Culte. Aux Bernardins, ce lundi, ce ne sera donc pas la version catholique du dîner du Conseil représentatif des institutions juives ou celui de la rupture du jeûne du Conseil français du culte musulman, auxquels Macron a déjà assisté. A travers plusieurs témoignages, l'institution catholique veut mettre l'accent sur le rôle qu'elle joue dans la société. En somme, une Eglise qui préfère s'afficher «pape François» (proche des pauvres et des déshérités) plutôt que «catholicisme identitaire», très marqué à droite et à l'extrême droite. Mais sans trop forcer le trait, non plus. La CEF ne fera pas témoigner de migrant. Elle est pourtant très investie sur le dossier, leur accueil étant une priorité du pape. En France, comme dans d'autres pays européens, l'Eglise est en conflit avec la politique de l'exécutif sur la question.

Au-delà des dossiers qui fâchent, la rencontre des Bernardins bénéficie, dirait un astrologue, d'un alignement favorable des planètes. Aurait-elle pu avoir lieu sous Hollande ? Sans doute pas. Le socialiste entretenait de bonnes relations avec les cultes, mais sur un mode de distance relative. «La question ne s'est pas posée», botte en touche Olivier Ribadeau Dumas. Avec Macron, c'est une nouvelle ère qui s'est ouverte. Le Président, qui a suivi sa scolarité dans un prestigieux établissement jésuite et qui a demandé à être baptisé à l'âge de 12 ans, ne cache pas son intérêt pour les religions. Depuis son élection, il a prononcé des discours devant chacun des principaux cultes. Et redessiné, par petites touches, les contours de la laïcité, en exprimant l'intérêt que représentait à ses yeux la contribution des grandes traditions à l'édification du bien commun. Quitte à faire grincer les dents dans les rangs des tenants d'une stricte laïcité.

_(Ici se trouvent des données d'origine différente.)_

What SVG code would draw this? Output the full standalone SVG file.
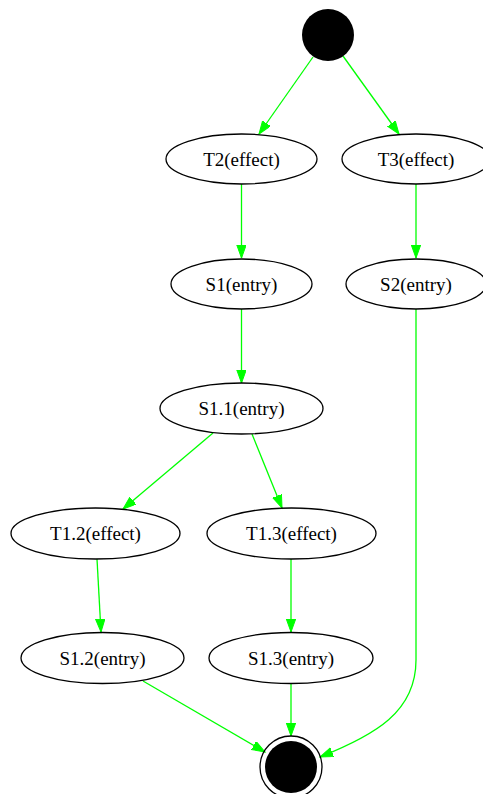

Euthanasie. Pontier, le «patron» de la CEF, devrait rappeler à Macron quelques fondamentaux de l'Eglise, comme son hostilité à l'euthanasie. Sans pour autant évoquer, dans ce cadre-là, l'ouverture de la PMA à toutes les femmes. Quant à Macron, qui pourrait se rendre avant l'été à Rome, il devrait réaffirmer la nécessaire contribution, à ses yeux, des cultes aux débats de société. Et féliciter l'Eglise pour son engagement sur les questions d'écologie depuis la publication, en 2015, de l'Encyclique du pape. Rien qui fâche, en somme.